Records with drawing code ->
<<<<
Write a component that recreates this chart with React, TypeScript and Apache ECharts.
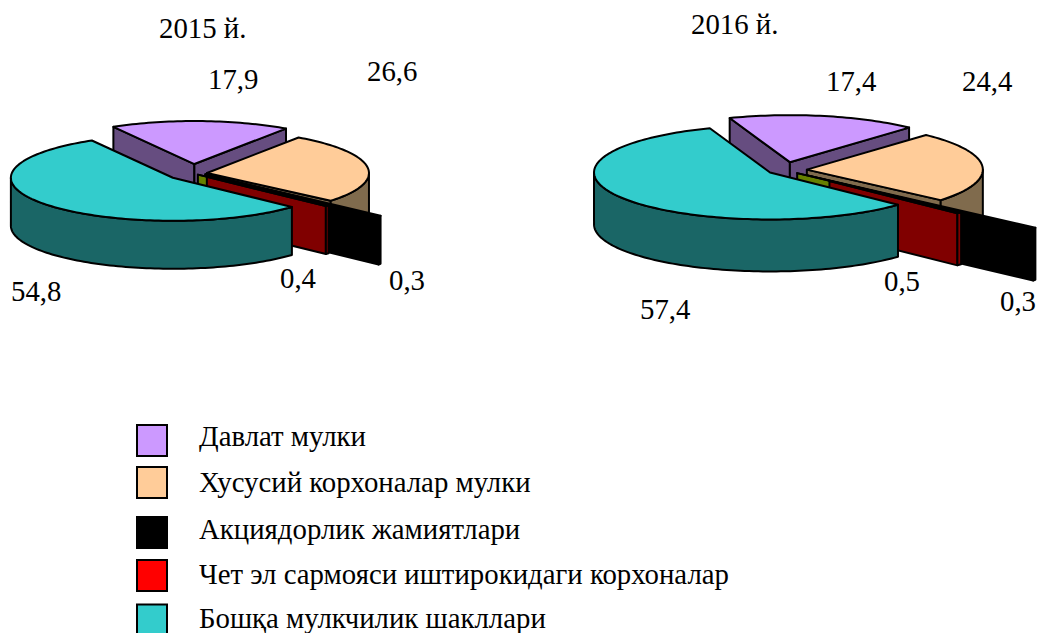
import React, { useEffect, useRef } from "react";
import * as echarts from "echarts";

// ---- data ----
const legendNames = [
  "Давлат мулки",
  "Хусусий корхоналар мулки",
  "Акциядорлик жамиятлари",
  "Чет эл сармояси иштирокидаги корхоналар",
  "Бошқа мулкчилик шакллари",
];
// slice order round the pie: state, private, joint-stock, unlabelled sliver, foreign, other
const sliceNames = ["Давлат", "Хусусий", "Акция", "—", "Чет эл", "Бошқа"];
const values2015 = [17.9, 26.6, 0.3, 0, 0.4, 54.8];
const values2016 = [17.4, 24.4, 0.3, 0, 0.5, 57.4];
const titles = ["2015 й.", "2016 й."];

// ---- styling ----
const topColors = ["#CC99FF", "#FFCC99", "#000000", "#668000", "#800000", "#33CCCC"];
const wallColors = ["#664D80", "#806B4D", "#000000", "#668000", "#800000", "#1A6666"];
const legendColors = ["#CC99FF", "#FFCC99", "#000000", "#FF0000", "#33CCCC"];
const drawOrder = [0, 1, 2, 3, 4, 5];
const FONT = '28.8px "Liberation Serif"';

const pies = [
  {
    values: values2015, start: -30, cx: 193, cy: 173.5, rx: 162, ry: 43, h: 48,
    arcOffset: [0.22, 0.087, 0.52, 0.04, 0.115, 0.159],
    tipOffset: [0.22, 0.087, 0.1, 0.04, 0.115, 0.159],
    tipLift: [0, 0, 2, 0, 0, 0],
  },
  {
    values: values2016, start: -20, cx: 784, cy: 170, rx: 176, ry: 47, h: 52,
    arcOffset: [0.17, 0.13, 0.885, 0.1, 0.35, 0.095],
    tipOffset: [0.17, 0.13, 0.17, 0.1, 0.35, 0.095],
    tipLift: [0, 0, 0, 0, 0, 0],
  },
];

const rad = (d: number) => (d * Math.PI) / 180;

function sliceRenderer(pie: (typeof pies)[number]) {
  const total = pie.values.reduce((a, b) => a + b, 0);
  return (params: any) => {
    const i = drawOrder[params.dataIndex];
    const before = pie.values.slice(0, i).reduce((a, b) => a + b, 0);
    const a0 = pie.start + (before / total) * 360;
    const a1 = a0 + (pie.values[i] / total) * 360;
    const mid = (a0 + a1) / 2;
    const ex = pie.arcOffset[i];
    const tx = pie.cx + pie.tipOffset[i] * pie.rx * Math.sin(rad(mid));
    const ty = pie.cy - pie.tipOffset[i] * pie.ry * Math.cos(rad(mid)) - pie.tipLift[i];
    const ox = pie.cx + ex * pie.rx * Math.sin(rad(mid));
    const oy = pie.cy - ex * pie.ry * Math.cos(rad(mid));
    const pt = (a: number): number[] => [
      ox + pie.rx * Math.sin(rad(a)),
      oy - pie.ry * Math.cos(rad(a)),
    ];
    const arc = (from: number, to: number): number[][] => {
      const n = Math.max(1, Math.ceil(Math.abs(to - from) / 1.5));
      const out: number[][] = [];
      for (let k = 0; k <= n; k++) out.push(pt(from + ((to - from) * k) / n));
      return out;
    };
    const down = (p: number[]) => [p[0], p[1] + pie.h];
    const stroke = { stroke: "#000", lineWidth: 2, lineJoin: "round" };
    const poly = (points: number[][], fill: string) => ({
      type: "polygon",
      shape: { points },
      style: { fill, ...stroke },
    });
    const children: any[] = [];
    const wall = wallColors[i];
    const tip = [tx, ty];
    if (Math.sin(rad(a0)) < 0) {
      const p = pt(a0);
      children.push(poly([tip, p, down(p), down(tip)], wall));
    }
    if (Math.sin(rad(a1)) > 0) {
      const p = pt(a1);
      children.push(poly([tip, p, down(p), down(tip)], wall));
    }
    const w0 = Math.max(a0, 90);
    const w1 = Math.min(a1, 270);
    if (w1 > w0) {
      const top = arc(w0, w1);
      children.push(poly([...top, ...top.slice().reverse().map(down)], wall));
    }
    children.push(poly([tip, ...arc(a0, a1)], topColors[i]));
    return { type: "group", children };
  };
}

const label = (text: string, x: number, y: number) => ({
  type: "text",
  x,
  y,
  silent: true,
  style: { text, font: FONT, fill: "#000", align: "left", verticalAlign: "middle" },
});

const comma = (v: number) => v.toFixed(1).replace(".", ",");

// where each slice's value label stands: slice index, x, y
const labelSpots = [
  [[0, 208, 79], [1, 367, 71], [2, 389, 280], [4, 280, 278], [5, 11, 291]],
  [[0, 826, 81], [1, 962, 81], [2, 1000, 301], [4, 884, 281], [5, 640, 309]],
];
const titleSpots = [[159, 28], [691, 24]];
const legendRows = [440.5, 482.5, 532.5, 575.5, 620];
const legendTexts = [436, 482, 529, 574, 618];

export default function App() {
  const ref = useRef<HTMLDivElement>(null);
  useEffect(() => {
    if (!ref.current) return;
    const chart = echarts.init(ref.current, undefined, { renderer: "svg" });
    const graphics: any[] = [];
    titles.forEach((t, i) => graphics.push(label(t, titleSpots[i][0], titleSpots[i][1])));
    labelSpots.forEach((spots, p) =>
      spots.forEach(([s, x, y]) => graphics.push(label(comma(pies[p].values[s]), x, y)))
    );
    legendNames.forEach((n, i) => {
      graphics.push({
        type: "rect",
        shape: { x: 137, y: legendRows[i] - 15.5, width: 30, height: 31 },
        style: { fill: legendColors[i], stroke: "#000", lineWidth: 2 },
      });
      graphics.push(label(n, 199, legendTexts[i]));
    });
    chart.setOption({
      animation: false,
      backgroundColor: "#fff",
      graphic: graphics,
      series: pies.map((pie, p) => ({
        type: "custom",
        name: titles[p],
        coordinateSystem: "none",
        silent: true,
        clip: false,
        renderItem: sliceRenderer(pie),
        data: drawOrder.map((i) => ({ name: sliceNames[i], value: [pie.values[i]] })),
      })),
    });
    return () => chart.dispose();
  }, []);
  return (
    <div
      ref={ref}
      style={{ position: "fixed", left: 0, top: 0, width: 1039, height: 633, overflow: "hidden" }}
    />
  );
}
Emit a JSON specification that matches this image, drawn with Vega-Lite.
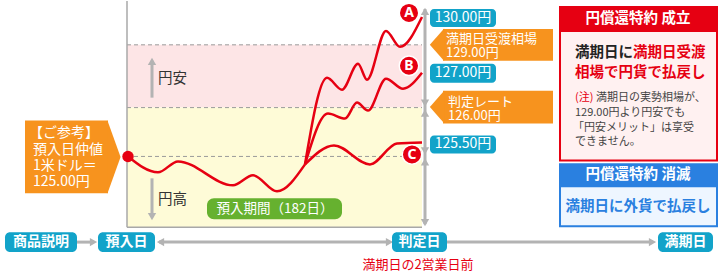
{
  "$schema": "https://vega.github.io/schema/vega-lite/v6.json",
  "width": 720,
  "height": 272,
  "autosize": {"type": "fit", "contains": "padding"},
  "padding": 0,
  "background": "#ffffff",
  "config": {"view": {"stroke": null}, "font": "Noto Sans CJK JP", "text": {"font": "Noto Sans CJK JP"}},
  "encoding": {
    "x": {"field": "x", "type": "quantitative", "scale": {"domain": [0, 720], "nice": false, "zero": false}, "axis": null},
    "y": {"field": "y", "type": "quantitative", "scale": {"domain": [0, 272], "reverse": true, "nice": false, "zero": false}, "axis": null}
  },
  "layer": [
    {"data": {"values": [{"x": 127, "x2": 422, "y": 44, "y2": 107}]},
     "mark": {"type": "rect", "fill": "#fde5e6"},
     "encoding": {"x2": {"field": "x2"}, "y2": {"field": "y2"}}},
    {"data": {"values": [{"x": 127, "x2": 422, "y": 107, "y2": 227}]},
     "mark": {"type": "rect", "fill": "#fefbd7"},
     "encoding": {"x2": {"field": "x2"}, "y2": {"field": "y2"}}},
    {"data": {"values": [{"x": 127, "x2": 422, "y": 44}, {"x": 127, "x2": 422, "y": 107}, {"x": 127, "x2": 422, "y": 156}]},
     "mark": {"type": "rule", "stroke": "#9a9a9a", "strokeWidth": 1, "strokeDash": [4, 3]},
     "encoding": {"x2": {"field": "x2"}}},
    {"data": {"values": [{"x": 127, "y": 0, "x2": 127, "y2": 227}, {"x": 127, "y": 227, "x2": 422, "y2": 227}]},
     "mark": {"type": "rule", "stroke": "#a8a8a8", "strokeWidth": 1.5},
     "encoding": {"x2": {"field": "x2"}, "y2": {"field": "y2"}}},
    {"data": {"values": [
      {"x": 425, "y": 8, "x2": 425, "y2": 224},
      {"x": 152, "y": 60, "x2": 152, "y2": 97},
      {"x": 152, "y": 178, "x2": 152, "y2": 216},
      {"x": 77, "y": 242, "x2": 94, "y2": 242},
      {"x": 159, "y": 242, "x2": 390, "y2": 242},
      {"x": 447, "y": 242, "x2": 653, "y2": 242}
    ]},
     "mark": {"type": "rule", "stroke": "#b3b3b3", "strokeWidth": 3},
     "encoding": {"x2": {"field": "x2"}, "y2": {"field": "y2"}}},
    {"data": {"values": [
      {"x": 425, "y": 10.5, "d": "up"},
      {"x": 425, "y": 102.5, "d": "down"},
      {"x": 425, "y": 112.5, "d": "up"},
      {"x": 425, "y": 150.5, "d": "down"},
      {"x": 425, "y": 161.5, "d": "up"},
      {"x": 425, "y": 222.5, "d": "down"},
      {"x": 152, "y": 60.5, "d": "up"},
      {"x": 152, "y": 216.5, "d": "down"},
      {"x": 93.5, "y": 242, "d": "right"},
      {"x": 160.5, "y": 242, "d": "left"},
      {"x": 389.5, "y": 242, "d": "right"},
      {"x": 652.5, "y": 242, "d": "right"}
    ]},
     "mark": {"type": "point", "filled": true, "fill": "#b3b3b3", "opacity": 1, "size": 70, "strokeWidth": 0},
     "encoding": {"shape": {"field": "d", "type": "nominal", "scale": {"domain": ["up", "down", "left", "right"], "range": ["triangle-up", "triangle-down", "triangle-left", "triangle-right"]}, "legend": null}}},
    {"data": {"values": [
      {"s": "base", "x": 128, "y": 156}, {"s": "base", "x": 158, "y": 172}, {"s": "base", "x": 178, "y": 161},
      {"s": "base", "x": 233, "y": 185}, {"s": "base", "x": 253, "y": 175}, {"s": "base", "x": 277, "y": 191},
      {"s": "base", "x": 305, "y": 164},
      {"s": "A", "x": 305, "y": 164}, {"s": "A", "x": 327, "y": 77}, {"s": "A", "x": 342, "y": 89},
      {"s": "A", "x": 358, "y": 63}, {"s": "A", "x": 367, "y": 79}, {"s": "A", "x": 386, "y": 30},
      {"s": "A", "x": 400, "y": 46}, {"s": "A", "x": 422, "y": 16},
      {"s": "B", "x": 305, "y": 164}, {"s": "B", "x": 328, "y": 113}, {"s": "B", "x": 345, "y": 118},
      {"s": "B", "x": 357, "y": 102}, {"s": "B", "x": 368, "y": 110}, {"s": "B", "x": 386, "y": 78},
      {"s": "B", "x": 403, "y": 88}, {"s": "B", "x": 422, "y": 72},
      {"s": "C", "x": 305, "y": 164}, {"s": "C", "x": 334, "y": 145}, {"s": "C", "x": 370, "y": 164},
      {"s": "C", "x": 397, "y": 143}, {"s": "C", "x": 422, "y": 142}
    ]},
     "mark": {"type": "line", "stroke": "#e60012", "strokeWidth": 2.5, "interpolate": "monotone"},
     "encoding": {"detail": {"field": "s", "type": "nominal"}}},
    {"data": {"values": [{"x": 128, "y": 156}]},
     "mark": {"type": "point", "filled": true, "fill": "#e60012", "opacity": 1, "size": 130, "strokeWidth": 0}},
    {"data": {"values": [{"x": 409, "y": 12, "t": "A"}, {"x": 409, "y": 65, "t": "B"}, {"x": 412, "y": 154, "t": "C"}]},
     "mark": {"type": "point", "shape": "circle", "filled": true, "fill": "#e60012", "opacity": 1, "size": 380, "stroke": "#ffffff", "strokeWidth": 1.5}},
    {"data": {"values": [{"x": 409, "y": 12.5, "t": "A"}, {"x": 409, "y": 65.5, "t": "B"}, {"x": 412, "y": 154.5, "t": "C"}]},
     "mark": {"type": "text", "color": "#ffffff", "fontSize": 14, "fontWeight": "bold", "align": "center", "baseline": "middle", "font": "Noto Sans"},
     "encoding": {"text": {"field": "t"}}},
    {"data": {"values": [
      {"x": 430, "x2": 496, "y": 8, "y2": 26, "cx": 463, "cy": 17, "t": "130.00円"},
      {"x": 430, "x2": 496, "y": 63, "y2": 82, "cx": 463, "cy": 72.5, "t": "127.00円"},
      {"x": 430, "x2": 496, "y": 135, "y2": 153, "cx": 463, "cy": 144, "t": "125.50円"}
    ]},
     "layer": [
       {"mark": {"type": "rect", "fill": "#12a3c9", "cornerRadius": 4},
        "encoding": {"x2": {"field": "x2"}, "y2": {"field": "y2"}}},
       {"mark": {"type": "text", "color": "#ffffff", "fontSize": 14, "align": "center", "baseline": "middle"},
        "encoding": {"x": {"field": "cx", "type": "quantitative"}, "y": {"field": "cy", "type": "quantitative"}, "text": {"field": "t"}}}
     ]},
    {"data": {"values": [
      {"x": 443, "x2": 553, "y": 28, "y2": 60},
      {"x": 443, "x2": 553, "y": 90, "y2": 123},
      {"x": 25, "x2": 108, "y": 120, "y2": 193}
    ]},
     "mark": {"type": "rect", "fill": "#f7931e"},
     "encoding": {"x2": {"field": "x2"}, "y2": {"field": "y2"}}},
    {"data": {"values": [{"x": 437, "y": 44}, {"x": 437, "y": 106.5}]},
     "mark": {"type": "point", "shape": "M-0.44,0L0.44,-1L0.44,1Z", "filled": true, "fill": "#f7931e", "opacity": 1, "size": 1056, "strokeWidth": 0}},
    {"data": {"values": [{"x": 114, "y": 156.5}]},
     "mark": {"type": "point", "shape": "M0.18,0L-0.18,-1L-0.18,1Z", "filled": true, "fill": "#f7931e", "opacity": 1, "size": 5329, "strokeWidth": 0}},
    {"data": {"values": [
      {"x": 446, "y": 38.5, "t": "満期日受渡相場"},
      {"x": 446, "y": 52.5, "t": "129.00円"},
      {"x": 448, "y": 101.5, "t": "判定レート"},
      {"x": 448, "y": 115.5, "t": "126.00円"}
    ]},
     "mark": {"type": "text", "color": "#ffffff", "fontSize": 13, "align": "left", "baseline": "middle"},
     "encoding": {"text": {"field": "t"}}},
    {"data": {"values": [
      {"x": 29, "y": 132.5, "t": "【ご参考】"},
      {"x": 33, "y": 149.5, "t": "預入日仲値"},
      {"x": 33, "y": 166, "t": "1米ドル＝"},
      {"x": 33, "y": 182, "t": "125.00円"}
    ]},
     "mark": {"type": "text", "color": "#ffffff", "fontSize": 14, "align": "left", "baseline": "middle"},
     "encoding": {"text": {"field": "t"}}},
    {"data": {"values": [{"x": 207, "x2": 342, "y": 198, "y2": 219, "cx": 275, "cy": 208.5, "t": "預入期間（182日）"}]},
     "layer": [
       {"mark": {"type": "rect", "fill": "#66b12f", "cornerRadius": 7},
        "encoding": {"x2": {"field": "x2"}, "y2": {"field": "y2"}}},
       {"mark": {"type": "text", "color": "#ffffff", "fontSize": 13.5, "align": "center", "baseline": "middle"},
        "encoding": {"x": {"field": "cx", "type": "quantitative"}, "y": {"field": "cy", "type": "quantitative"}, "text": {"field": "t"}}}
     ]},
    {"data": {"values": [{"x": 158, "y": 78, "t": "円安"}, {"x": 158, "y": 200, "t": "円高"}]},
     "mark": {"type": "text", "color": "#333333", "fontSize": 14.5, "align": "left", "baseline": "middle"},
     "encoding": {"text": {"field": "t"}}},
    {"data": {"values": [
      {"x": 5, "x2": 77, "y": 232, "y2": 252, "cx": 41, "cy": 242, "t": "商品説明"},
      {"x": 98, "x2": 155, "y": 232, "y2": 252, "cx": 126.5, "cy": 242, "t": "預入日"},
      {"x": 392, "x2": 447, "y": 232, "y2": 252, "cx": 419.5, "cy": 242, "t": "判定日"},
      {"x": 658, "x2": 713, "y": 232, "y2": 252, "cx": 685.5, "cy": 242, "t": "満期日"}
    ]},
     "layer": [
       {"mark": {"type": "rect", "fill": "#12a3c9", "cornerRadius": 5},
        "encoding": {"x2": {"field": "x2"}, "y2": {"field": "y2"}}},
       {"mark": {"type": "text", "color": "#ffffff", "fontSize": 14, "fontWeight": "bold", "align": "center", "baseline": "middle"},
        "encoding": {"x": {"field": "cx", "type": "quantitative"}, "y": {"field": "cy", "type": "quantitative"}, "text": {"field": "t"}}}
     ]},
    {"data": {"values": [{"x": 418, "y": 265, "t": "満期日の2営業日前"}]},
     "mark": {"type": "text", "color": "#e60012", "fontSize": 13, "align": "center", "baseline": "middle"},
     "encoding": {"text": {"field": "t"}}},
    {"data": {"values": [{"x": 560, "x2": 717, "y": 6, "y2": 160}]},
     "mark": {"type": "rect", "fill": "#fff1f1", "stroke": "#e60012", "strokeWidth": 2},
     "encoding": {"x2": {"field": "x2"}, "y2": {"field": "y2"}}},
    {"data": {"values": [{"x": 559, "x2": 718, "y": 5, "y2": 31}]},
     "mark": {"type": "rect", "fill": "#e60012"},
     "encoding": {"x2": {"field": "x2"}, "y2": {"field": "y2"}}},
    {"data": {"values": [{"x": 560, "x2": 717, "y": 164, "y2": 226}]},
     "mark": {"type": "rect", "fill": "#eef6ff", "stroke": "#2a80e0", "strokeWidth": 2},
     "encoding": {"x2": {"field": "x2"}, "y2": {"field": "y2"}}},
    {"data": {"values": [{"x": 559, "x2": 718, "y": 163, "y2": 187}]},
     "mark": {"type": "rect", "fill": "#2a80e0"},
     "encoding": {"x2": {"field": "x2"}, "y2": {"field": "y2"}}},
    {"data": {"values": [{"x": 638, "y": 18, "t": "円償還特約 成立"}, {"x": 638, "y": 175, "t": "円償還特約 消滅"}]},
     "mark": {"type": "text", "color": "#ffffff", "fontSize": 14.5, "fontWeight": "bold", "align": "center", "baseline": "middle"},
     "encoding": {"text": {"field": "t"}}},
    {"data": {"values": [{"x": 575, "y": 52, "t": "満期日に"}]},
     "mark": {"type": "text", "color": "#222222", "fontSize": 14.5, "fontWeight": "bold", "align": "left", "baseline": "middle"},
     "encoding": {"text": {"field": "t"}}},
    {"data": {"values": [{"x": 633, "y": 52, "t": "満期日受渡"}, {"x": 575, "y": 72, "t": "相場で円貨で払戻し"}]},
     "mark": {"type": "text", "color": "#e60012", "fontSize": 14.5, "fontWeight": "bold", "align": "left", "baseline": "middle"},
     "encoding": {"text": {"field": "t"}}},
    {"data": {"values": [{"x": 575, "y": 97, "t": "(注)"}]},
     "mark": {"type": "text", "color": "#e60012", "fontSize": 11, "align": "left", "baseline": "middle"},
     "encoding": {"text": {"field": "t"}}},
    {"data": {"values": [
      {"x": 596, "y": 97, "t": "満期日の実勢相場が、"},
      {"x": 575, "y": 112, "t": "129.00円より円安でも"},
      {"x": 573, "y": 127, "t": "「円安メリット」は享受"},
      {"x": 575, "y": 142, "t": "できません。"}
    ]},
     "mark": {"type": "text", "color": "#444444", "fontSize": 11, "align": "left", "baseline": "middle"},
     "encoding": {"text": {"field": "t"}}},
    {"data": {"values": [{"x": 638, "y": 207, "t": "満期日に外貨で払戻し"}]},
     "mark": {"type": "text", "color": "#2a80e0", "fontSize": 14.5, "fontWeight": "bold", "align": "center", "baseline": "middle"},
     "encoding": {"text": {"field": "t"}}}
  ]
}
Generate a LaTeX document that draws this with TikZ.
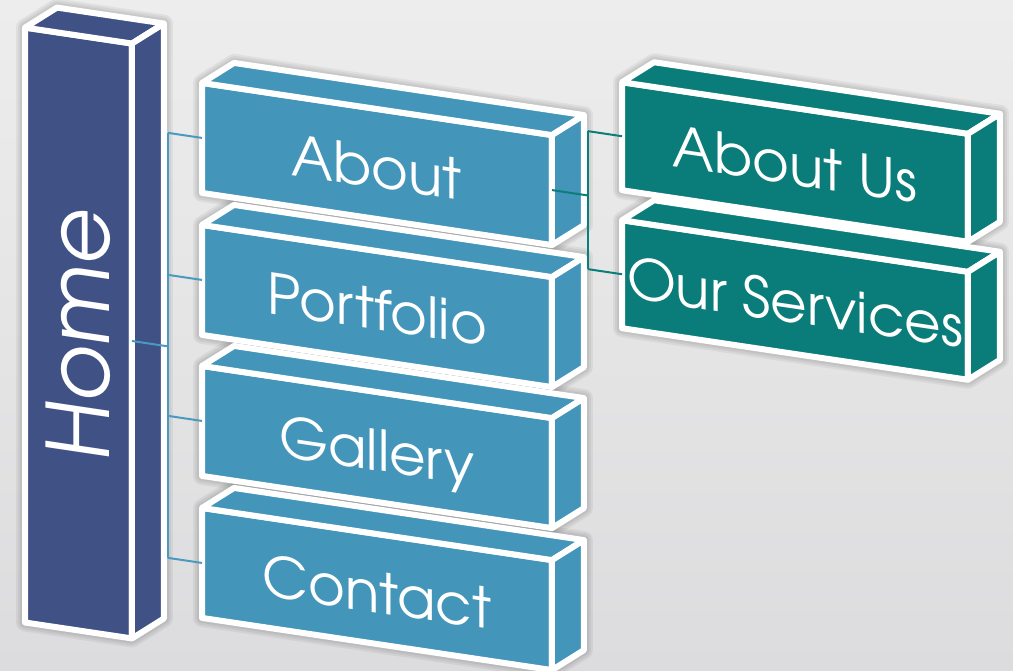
>>>>
GIVEN INSTRUCTION ->
Copy the records above from the first line through the line containing "import * as", both included, and leave out any pictures.

ANSWER TO THIS TASK ->
Write a component that recreates this chart with React, TypeScript and Apache ECharts.
import React, { useEffect, useRef } from "react";
import * as echarts from "echarts";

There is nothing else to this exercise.